Wednesday, December 3, 2008

Odetta, Voice of Civil Rights Movement, Dies At 77

Odetta, the folk singer with the powerful voice who moved audiences and influenced fellow musicians for a half-century, died Tuesday of heart disease. She had been admitted to the hospital with kidney failure about three weeks ago. In 1961, Martin Luther King, Jr. anointed her "The Queen of American folk music".

In spite of failing health that caused her to use a wheelchair, Odetta performed 60 concerts in the last two years, singing for 90 minutes at a time. With her booming, classically trained voice and spare guitar, Odetta gave life to the songs by workingmen and slaves, farmers and miners, housewives and washerwomen, Blacks and Whites.

Coming to prominence in the 1950s, she influenced Harry Belafonte, Bob Dylan, Joan Baez and other singers who had roots in the folk music boom. With an Odetta record on the turntable, listeners could close their eyes and imagine themselves hearing the sounds of spirituals and blues as they rang out from a weathered back porch or around a long-vanished campfire a century before. Odetta called on Blacks to "take pride in the history of the American Negro" and was active in the civil rights movement. When she sang at the March on Washington in August 1963, where her great, full-throated voice carried almost to Capitol Hill.

She was nominated for a 1963 Grammy award for best folk recording for "Odetta Sings Folk Songs." Two more Grammy nominations came in recent years, for her 1999 "Blues Everywhere I Go" and her 2005 album "Gonna Let It Shine." In 1999, she was honored with a National Medal of the Arts. Then-President Bill Clinton said her career showed "us all that songs have the power to change the heart and change the world." In a 1978 Playboy interview, Bob Dylan said, "the first thing that turned me on to folk singing was Odetta." He said he found "just something vital and personal" when he heard an early album of hers in a record store as a teenager. "Right then and there, I went out and traded my electric guitar and amplifier for an acoustical guitar," he said.
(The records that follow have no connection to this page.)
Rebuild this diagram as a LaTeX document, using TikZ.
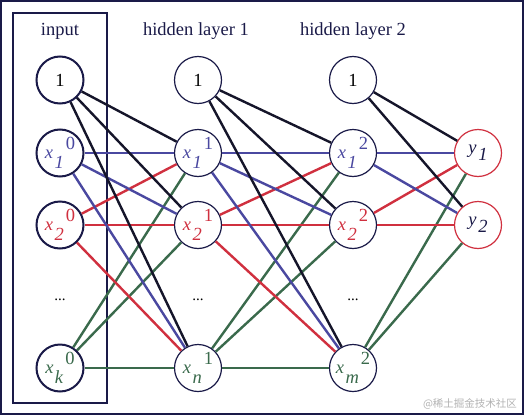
\documentclass[tikz,border=0pt]{standalone}
\usepackage{fontspec}
\setmainfont{Liberation Serif}
\newfontfamily\cjk{Noto Sans CJK SC}
\definecolor{navy}{HTML}{1A1A48}
\definecolor{lblack}{HTML}{15152A}
\definecolor{lblue}{HTML}{4A48A0}
\definecolor{lred}{HTML}{D0303F}
\definecolor{lgreen}{HTML}{3A6A4C}
\newcommand\nlab[3]{\textit{#1}\kern1.5pt\raisebox{-10.5pt}{\textit{#2}}\kern2pt\raisebox{9pt}{#3}}
\tikzset{
  neuron/.style={circle,draw=navy,fill=white,line width=1.2pt,minimum size=47pt,inner sep=0pt,font=\fontsize{18.5}{20}\selectfont},
  inneuron/.style={neuron,line width=2pt},
  outneuron/.style={neuron,draw=lred},
  title/.style={font=\fontsize{18.5}{21}\selectfont,text=navy},
  dots/.style={font=\fontsize{15}{18}\selectfont},
  conn/.style={line width=2.4pt},
  cblack/.style={conn,draw=lblack},
  cblue/.style={conn,draw=lblue},
  cred/.style={conn,draw=lred},
  cgreen/.style={conn,draw=lgreen},
}
\begin{document}
\begin{tikzpicture}[x=1pt,y=-1pt]
\useasboundingbox (0,0) rectangle (524,415);
\draw[navy,line width=2.5pt] (1.2,1.2) rectangle (522.8,413.8);
\draw[navy,line width=2.6pt] (13,13) rectangle (107,403);
% titles
\node[title] (t0) at (60,31) {input};
\node[title] (t1) at (196,31) {hidden layer 1};
\node[title] (t2) at (353,31) {hidden layer 2};
% nodes
\node[inneuron] (b0) at (60,80) {1};
\node[inneuron,text=lblue] (a1) at (60,153) {\nlab{x}{1}{0}};
\node[inneuron,text=lred] (a2) at (60,225) {\nlab{x}{2}{0}};
\node[dots] (d0) at (60,300) {...};
\node[inneuron,text=lgreen] (ak) at (60,368) {\nlab{x}{k}{0}};
\node[neuron] (b1) at (198,80) {1};
\node[neuron,text=lblue] (h1) at (198,153) {\nlab{x}{1}{1}};
\node[neuron,text=lred] (h2) at (198,225) {\nlab{x}{2}{1}};
\node[dots] (d1) at (198,300) {...};
\node[neuron,text=lgreen] (hn) at (198,368) {\nlab{x}{n}{1}};
\node[neuron] (b2) at (353,80) {1};
\node[neuron,text=lblue] (g1) at (353,153) {\nlab{x}{1}{2}};
\node[neuron,text=lred] (g2) at (353,225) {\nlab{x}{2}{2}};
\node[dots] (d2) at (353,300) {...};
\node[neuron,text=lgreen] (gm) at (353,368) {\nlab{x}{m}{2}};
\node[outneuron,text=navy] (y1) at (478,153) {\textit{y}\kern2pt\raisebox{-7pt}{\textit{1}}};
\node[outneuron,text=navy] (y2) at (478,225) {\textit{y}\kern2pt\raisebox{-7pt}{\textit{2}}};
\node[font=\cjk\fontsize{10.5}{12}\selectfont,text=black!30] (wm) at (470,404) {@稀土掘金技术社区};
% connections
\foreach \t in {h1,h2,hn}{
  \draw[cblack] (b0) -- (\t);
  \draw[cblue] (a1) -- (\t);
  \draw[cred] (a2) -- (\t);
  \draw[cgreen] (ak) -- (\t);
}
\foreach \t in {g1,g2,gm}{
  \draw[cblack] (b1) -- (\t);
  \draw[cblue] (h1) -- (\t);
  \draw[cred] (h2) -- (\t);
  \draw[cgreen] (hn) -- (\t);
}
\foreach \t in {y1,y2}{
  \draw[cblack] (b2) -- (\t);
  \draw[cblue] (g1) -- (\t);
  \draw[cred] (g2) -- (\t);
  \draw[cgreen] (gm) -- (\t);
}
\end{tikzpicture}
\end{document}
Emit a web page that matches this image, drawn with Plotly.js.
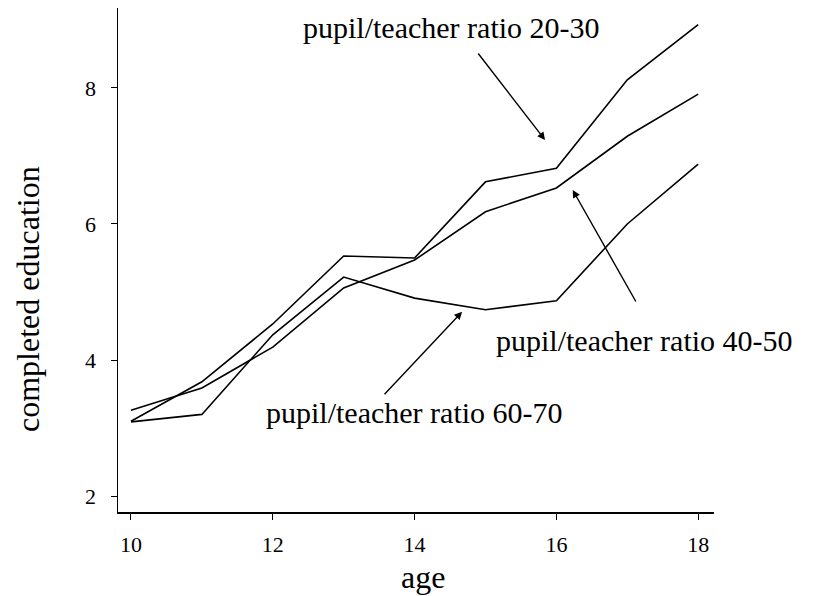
<!DOCTYPE html>
<html>
<head>
<meta charset="utf-8">
<script src="https://cdn.plot.ly/plotly-3.0.1.min.js"></script>
<style>
html,body{margin:0;padding:0;background:#fff;}
#chart{width:814px;height:596px;}
</style>
</head>
<body>
<div id="chart"></div>
<script>
// Data
const ages = [10, 11, 12, 13, 14, 15, 16, 17, 18];
const ratio2030 = [3.10, 3.68, 4.53, 5.53, 5.50, 6.62, 6.82, 8.12, 8.93];
const ratio4050 = [3.26, 3.59, 4.19, 5.06, 5.47, 6.18, 6.53, 7.29, 7.91];
const ratio6070 = [3.09, 3.20, 4.37, 5.22, 4.91, 4.74, 4.87, 6.00, 6.88];
const seriesNames = ["pupil/teacher ratio 20-30", "pupil/teacher ratio 40-50", "pupil/teacher ratio 60-70"];
const xTicks = [10, 12, 14, 16, 18];
const yTicks = [2, 4, 6, 8];
const xTitle = "age";
const yTitle = "completed education";

const lineStyle = {color: "#000", width: 1.6};
const traces = [ratio2030, ratio4050, ratio6070].map((ys, i) => ({
  x: ages, y: ys, type: "scatter", mode: "lines", name: seriesNames[i],
  line: lineStyle, hoverinfo: "skip"
}));

const serif = "Liberation Serif, Times New Roman, serif";

function label(text, x, y, size, angle) {
  return {text: text, xref: "paper", yref: "paper", x: x, y: y,
    xanchor: "center", yanchor: "middle", showarrow: false, textangle: angle || 0,
    font: {family: serif, size: size || 30, color: "#000"}};
}
function arrow(x, y, ax, ay) {
  return {text: "", xref: "x", yref: "y", x: x, y: y, ax: ax, ay: ay,
    showarrow: true, arrowhead: 2, arrowsize: 1.1, arrowwidth: 1.4, arrowcolor: "#000"};
}

const layout = {
  width: 814, height: 596,
  margin: {l: 118, r: 100, t: 8, b: 84},
  paper_bgcolor: "#fff", plot_bgcolor: "#fff",
  showlegend: false,
  font: {family: serif, color: "#000"},
  xaxis: {
    range: [9.817, 18.223], tickvals: xTicks, ticktext: xTicks.map(String),
    showline: true, linecolor: "#000", linewidth: 1.5, mirror: false,
    ticks: "outside", ticklen: 6, tickwidth: 1, tickcolor: "#000",
    showgrid: false, zeroline: false,
    tickfont: {family: serif, size: 22, color: "#000"},
    ticklabelstandoff: 6
  },
  yaxis: {
    range: [1.765, 9.176], tickvals: yTicks, ticktext: yTicks.map(String),
    showline: true, linecolor: "#000", linewidth: 1.5, mirror: false,
    ticks: "outside", ticklen: 6, tickwidth: 1, tickcolor: "#000",
    showgrid: false, zeroline: false,
    tickfont: {family: serif, size: 22, color: "#000"},
    ticklabelstandoff: 10
  },
  annotations: [
    label(seriesNames[0], 0.5604, 0.9623),
    label(seriesNames[1], 0.8842, 0.3403),
    label(seriesNames[2], 0.4983, 0.1984),
    label(xTitle, 0.512, -0.129, 32),
    label(yTitle, -0.151, 0.4226, 32, -90),
    arrow(15.84, 7.235, -68, -88),
    arrow(16.23, 6.50, 64, 113),
    arrow(14.67, 4.71, -79, 84)
  ]
};

Plotly.newPlot("chart", traces, layout, {displayModeBar: false, staticPlot: true});
</script>
</body>
</html>
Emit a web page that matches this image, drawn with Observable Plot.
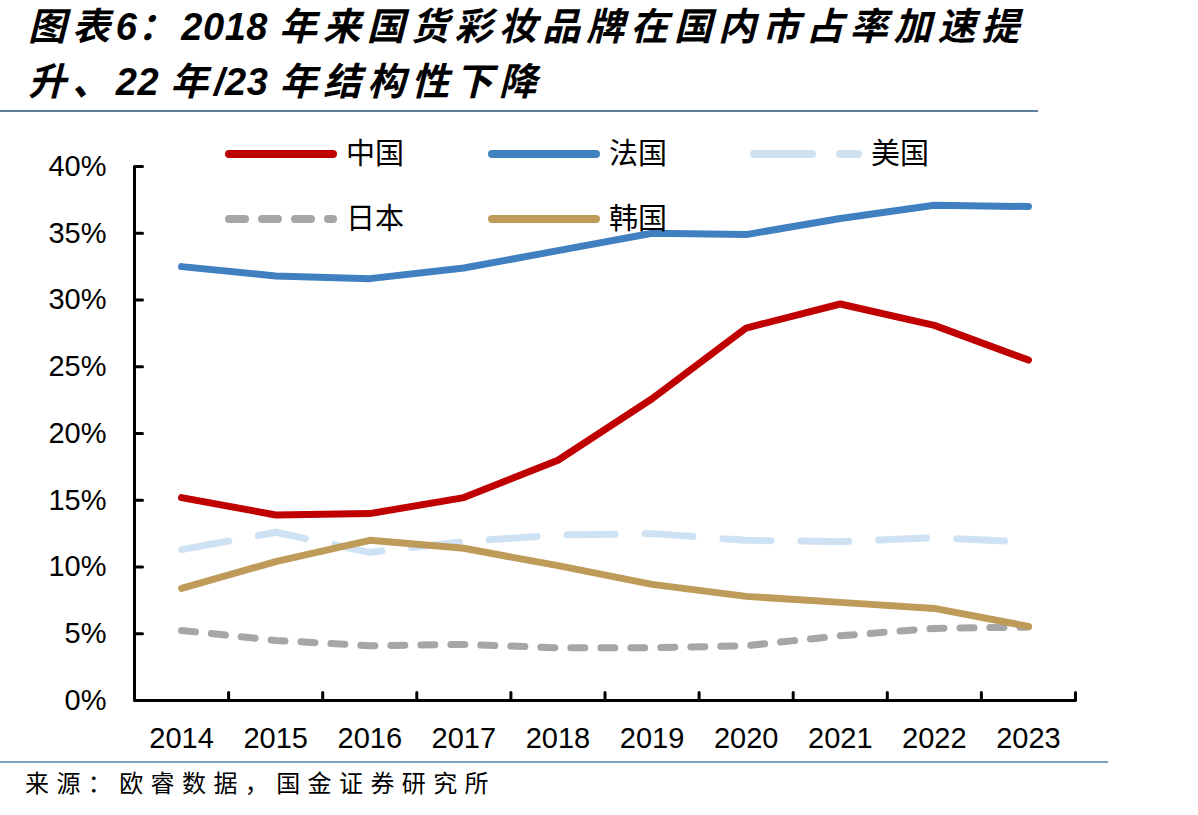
<!DOCTYPE html>
<html><head><meta charset="utf-8">
<script src="https://cdn.jsdelivr.net/npm/d3@7"></script>
<script src="https://cdn.jsdelivr.net/npm/@observablehq/plot@0.6"></script>
<style>
html,body{margin:0;padding:0;background:#fff;}
body{width:1198px;height:815px;position:relative;overflow:hidden;font-family:"Liberation Sans",Arial,sans-serif;}
#title{position:absolute;left:28px;top:0;font-family:"Liberation Sans","Noto Sans CJK SC",sans-serif;font-weight:bold;font-style:italic;font-size:38px;letter-spacing:5.9px;line-height:55px;color:#000;white-space:nowrap;}
#title .n{letter-spacing:0.5px;}
#rule1{position:absolute;left:0;top:110px;width:1038px;height:2px;background:#5f7f9f;}
#chart{position:absolute;left:0;top:115px;}
#legend{position:absolute;left:0;top:0;pointer-events:none;}
#rule2{position:absolute;left:0;top:761px;width:1108px;height:2px;background:#7aa3c4;}
#caption{position:absolute;left:25px;top:765px;font-family:"Noto Sans CJK SC",sans-serif;font-size:24px;line-height:34px;letter-spacing:7.4px;color:#000;white-space:nowrap;}
</style></head>
<body>
<div id="title">图表<span class="n">6</span>：<span class="n">2018 </span>年来国货彩妆品牌在国内市占率加速提<br>升、<span class="n">22 </span>年<span class="n">/23 </span>年结构性下降</div>
<div id="rule1"></div>
<div id="chart"></div>
<div id="legend"></div>
<div id="rule2"></div>
<div id="caption">来源：欧睿数据，国金证券研究所</div>
<script>
// ---- data ----
const years = [2014, 2015, 2016, 2017, 2018, 2019, 2020, 2021, 2022, 2023];
const china  = [15.2, 13.9, 14.0, 15.2, 18.0, 22.6, 27.9, 29.7, 28.1, 25.5];
const france = [32.5, 31.8, 31.6, 32.4, 33.7, 35.0, 34.9, 36.1, 37.1, 37.0];
const usa    = [11.3, 12.6, 11.1, 11.9, 12.4, 12.5, 12.0, 11.9, 12.2, 11.85];
const japan  = [5.25, 4.5, 4.1, 4.2, 3.95, 3.95, 4.1, 4.85, 5.4, 5.5];
const korea  = [8.4, 10.4, 12.0, 11.4, 10.1, 8.7, 7.8, 7.35, 6.9, 5.55];
const yTicks = [0, 5, 10, 15, 20, 25, 30, 35, 40];
const seriesNames = ["中国", "法国", "美国", "日本", "韩国"];

const styles = {
  "中国": {color: "#C00000", dash: null},
  "法国": {color: "#4080C0", dash: null},
  "美国": {color: "#CFE2F3", dash: "48 30"},
  "日本": {color: "#A6A6A6", dash: "14 16"},
  "韩国": {color: "#BF9B5A", dash: null}
};
const valuesByName = {"中国": china, "法国": france, "美国": usa, "日本": japan, "韩国": korea};
const rows = seriesNames.flatMap(n => years.map((yr, i) => ({name: n, year: yr, value: valuesByName[n][i]})));
const drawOrder = ["日本", "美国", "韩国", "法国", "中国"];

const x0 = years[0] - 0.5, x1 = years[years.length - 1] + 0.5;
const boundaries = years.map(y => y + 0.5);
const tickShape = {draw(context, l) { context.moveTo(0, 0); context.lineTo(0, -l); }};

const plot = Plot.plot({
  width: 1198,
  height: 645,
  marginLeft: 134,
  marginRight: 123,
  marginTop: 51,
  marginBottom: 60,
  style: {fontFamily: "Liberation Sans, Arial, sans-serif", color: "#000", background: "transparent", overflow: "visible"},
  x: {type: "linear", domain: [x0, x1], axis: null},
  y: {domain: [0, 40], axis: null},
  marks: [
    ...drawOrder.map(n => Plot.line(rows.filter(d => d.name === n), {
      x: "year", y: "value",
      stroke: styles[n].color, strokeWidth: 7,
      strokeDasharray: styles[n].dash,
      strokeLinecap: "round", strokeLinejoin: "round"
    })),
    Plot.ruleX([x0], {y1: 0, y2: 40, stroke: "#000", strokeWidth: 3}),
    Plot.ruleY([0], {x1: x0, x2: x1, stroke: "#000", strokeWidth: 3}),
    Plot.vector(yTicks, {x: x0, y: d => d, length: 8, rotate: 90, anchor: "start", shape: tickShape, stroke: "#000", strokeWidth: 3}),
    Plot.vector(boundaries, {x: d => d, y: 0, length: 8, rotate: 0, anchor: "start", shape: tickShape, stroke: "#000", strokeWidth: 3}),
    Plot.text(yTicks, {x: x0, y: d => d, text: d => d + "%", dx: -28, textAnchor: "end", fontSize: 29}),
    Plot.text(years, {x: d => d, y: 0, text: d => String(d), dy: 38, fontSize: 29})
  ]
});
document.getElementById("chart").appendChild(plot);

// ---- legend ----
const legendItems = [
  {name: "中国", x: 229, y: 154},
  {name: "法国", x: 492, y: 154},
  {name: "美国", x: 754, y: 154},
  {name: "日本", x: 229, y: 219},
  {name: "韩国", x: 492, y: 219}
];
const lsvg = d3.select("#legend").append("svg").attr("width", 1198).attr("height", 260);
const g = lsvg.selectAll("g").data(legendItems).join("g").attr("transform", d => `translate(${d.x},${d.y})`);
g.append("line").attr("x1", 0).attr("x2", 104).attr("y1", 0).attr("y2", 0)
  .attr("stroke", d => styles[d.name].color).attr("stroke-width", 8)
  .attr("stroke-linecap", "round")
  .attr("stroke-dasharray", d => d.name === "美国" ? "58 28" : d.name === "日本" ? "16 17" : null);
g.append("text").attr("x", 117).attr("y", 0).attr("dy", "0.36em")
  .attr("font-family", "Noto Sans CJK SC, sans-serif").attr("font-size", 29).attr("fill", "#000")
  .text(d => d.name);
</script>
</body></html>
Harry Belafonte also cited her as a key influence on his hugely successful recording career, and she was a guest singer on his 1960 album, "Belafonte Returns to Carnegie Hall."

She continued to record in recent years; her 2001 album "Looking for a Home (Thanks to Leadbelly)" paid tribute to the great blues singer to whom she was sometimes compared. Odetta's last big concert was on October 4 at San Francisco's Golden Gate Park, where she performed in front of tens of thousands at the Hardly Strictly Bluegrass festival. She also performed October 25-26 in Toronto.

On September 29, 1999, President Bill Clinton presented Odetta with the National Endowment for the Arts' National Medal of Arts. In 2004, Odetta was honored at the Kennedy Center in Washington with the "Visionary Award". In 2005, the Library of Congress in Washington honored her with its "Living Legend Award". On January 21, 2008, Odetta was the Keynote Speaker at San Diego's Martin Luther King, Jr. commemoration, followed by concert performances in San Diego, Santa Barbara, Santa Monica, and Mill Valley, California.

Born Odetta Holmes in Birmingham, Alabama, on December 31 1930, she moved with her family to Los Angeles at age 6. Her father had died when she was young and she took her stepfather's last name, Felious. Hearing her in glee club, a junior high teacher made sure she got music lessons, but Odetta became interested in folk music in her late teens and turned away from classical studies. Odetta is survived by a daughter, Michelle Esrick and a son, Boots Jaffre. She was divorced 40 years ago and never remarried.

One writer said “A couple of weeks ago I was listening to "Harry Belafonte Returns to Carnegie Hall" and there she was with that great voice and on another part of the double album set there was Miriam Makeba. In the last month, we have lost two huge voices both musical and political.